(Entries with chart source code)

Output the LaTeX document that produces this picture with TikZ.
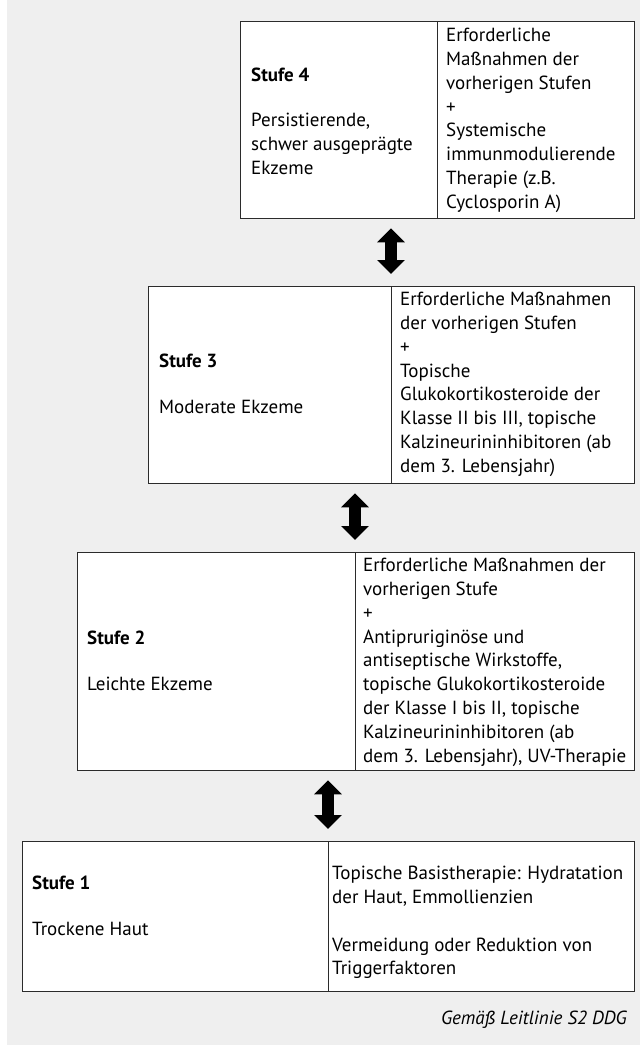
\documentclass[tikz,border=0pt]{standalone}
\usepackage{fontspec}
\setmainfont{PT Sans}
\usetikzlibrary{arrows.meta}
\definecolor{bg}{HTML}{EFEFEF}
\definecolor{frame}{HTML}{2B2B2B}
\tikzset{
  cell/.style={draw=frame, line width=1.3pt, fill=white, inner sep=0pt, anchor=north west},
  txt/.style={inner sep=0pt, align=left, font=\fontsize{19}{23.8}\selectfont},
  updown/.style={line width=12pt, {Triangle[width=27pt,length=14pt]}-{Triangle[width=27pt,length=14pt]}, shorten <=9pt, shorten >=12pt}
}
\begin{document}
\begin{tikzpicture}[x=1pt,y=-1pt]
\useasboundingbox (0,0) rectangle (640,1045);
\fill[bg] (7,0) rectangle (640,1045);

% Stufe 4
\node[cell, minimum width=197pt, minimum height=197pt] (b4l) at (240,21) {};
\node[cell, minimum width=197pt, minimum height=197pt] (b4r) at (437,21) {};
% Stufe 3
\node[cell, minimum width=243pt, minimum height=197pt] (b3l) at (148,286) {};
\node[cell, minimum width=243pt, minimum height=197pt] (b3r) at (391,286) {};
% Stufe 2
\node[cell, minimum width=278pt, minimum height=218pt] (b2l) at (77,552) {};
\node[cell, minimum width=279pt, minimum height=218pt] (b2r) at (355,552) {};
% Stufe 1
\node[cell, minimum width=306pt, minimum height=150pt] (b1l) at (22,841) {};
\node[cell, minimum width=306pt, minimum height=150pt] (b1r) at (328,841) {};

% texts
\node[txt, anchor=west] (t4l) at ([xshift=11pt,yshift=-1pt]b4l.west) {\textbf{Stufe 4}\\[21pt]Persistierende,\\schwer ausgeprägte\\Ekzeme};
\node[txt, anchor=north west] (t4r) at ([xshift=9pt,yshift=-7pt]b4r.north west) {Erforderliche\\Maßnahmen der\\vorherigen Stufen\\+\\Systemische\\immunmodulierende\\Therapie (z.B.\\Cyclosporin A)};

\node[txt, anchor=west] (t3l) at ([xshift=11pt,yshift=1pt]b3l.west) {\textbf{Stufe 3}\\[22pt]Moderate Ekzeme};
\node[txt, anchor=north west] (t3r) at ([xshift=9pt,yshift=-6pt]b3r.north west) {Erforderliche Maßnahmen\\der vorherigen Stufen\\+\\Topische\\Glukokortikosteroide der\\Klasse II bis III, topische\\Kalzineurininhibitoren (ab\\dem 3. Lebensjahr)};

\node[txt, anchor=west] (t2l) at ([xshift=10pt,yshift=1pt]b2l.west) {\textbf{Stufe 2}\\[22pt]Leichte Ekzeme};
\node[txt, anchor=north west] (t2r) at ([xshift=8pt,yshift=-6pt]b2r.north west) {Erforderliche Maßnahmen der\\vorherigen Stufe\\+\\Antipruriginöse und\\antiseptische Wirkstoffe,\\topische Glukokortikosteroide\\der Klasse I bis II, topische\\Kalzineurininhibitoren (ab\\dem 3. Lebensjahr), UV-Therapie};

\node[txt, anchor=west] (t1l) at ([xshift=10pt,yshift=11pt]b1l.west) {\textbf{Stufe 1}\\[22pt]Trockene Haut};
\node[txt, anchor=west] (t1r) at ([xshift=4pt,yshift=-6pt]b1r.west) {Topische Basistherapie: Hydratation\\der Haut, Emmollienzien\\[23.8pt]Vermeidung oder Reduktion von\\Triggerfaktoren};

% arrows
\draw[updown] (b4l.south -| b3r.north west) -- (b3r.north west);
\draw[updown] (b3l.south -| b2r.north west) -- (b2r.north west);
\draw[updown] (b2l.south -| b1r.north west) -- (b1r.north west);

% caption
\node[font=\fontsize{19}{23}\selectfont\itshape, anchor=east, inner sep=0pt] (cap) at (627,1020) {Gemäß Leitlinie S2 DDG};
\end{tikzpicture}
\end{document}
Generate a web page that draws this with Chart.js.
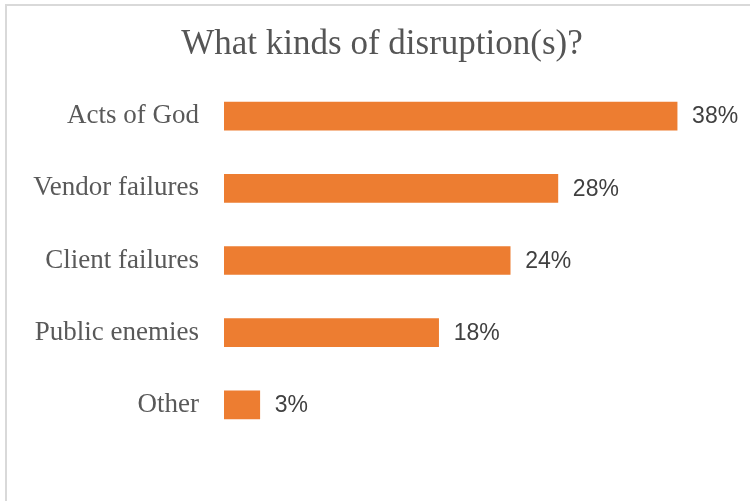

Task objective.
Each entry above is to be written out again unchanged, apart from the pictures, which are left out.

In response.
Output the LaTeX document that produces this picture with TikZ.
\documentclass[tikz,border=0pt]{standalone}
\usepackage{fontspec}
\setmainfont{PT Sans}
\usetikzlibrary{arrows.meta}
\definecolor{bg}{HTML}{EFEFEF}
\definecolor{frame}{HTML}{2B2B2B}
\tikzset{
  cell/.style={draw=frame, line width=1.3pt, fill=white, inner sep=0pt, anchor=north west},
  txt/.style={inner sep=0pt, align=left, font=\fontsize{19}{23.8}\selectfont},
  updown/.style={line width=12pt, {Triangle[width=27pt,length=14pt]}-{Triangle[width=27pt,length=14pt]}, shorten <=9pt, shorten >=12pt}
}
\begin{document}
\begin{tikzpicture}[x=1pt,y=-1pt]
\useasboundingbox (0,0) rectangle (640,1045);
\fill[bg] (7,0) rectangle (640,1045);

% Stufe 4
\node[cell, minimum width=197pt, minimum height=197pt] (b4l) at (240,21) {};
\node[cell, minimum width=197pt, minimum height=197pt] (b4r) at (437,21) {};
% Stufe 3
\node[cell, minimum width=243pt, minimum height=197pt] (b3l) at (148,286) {};
\node[cell, minimum width=243pt, minimum height=197pt] (b3r) at (391,286) {};
% Stufe 2
\node[cell, minimum width=278pt, minimum height=218pt] (b2l) at (77,552) {};
\node[cell, minimum width=279pt, minimum height=218pt] (b2r) at (355,552) {};
% Stufe 1
\node[cell, minimum width=306pt, minimum height=150pt] (b1l) at (22,841) {};
\node[cell, minimum width=306pt, minimum height=150pt] (b1r) at (328,841) {};

% texts
\node[txt, anchor=west] (t4l) at ([xshift=11pt,yshift=-1pt]b4l.west) {\textbf{Stufe 4}\\[21pt]Persistierende,\\schwer ausgeprägte\\Ekzeme};
\node[txt, anchor=north west] (t4r) at ([xshift=9pt,yshift=-7pt]b4r.north west) {Erforderliche\\Maßnahmen der\\vorherigen Stufen\\+\\Systemische\\immunmodulierende\\Therapie (z.B.\\Cyclosporin A)};

\node[txt, anchor=west] (t3l) at ([xshift=11pt,yshift=1pt]b3l.west) {\textbf{Stufe 3}\\[22pt]Moderate Ekzeme};
\node[txt, anchor=north west] (t3r) at ([xshift=9pt,yshift=-6pt]b3r.north west) {Erforderliche Maßnahmen\\der vorherigen Stufen\\+\\Topische\\Glukokortikosteroide der\\Klasse II bis III, topische\\Kalzineurininhibitoren (ab\\dem 3. Lebensjahr)};

\node[txt, anchor=west] (t2l) at ([xshift=10pt,yshift=1pt]b2l.west) {\textbf{Stufe 2}\\[22pt]Leichte Ekzeme};
\node[txt, anchor=north west] (t2r) at ([xshift=8pt,yshift=-6pt]b2r.north west) {Erforderliche Maßnahmen der\\vorherigen Stufe\\+\\Antipruriginöse und\\antiseptische Wirkstoffe,\\topische Glukokortikosteroide\\der Klasse I bis II, topische\\Kalzineurininhibitoren (ab\\dem 3. Lebensjahr), UV-Therapie};

\node[txt, anchor=west] (t1l) at ([xshift=10pt,yshift=11pt]b1l.west) {\textbf{Stufe 1}\\[22pt]Trockene Haut};
\node[txt, anchor=west] (t1r) at ([xshift=4pt,yshift=-6pt]b1r.west) {Topische Basistherapie: Hydratation\\der Haut, Emmollienzien\\[23.8pt]Vermeidung oder Reduktion von\\Triggerfaktoren};

% arrows
\draw[updown] (b4l.south -| b3r.north west) -- (b3r.north west);
\draw[updown] (b3l.south -| b2r.north west) -- (b2r.north west);
\draw[updown] (b2l.south -| b1r.north west) -- (b1r.north west);

% caption
\node[font=\fontsize{19}{23}\selectfont\itshape, anchor=east, inner sep=0pt] (cap) at (627,1020) {Gemäß Leitlinie S2 DDG};
\end{tikzpicture}
\end{document}
Generate a web page that draws this with Chart.js.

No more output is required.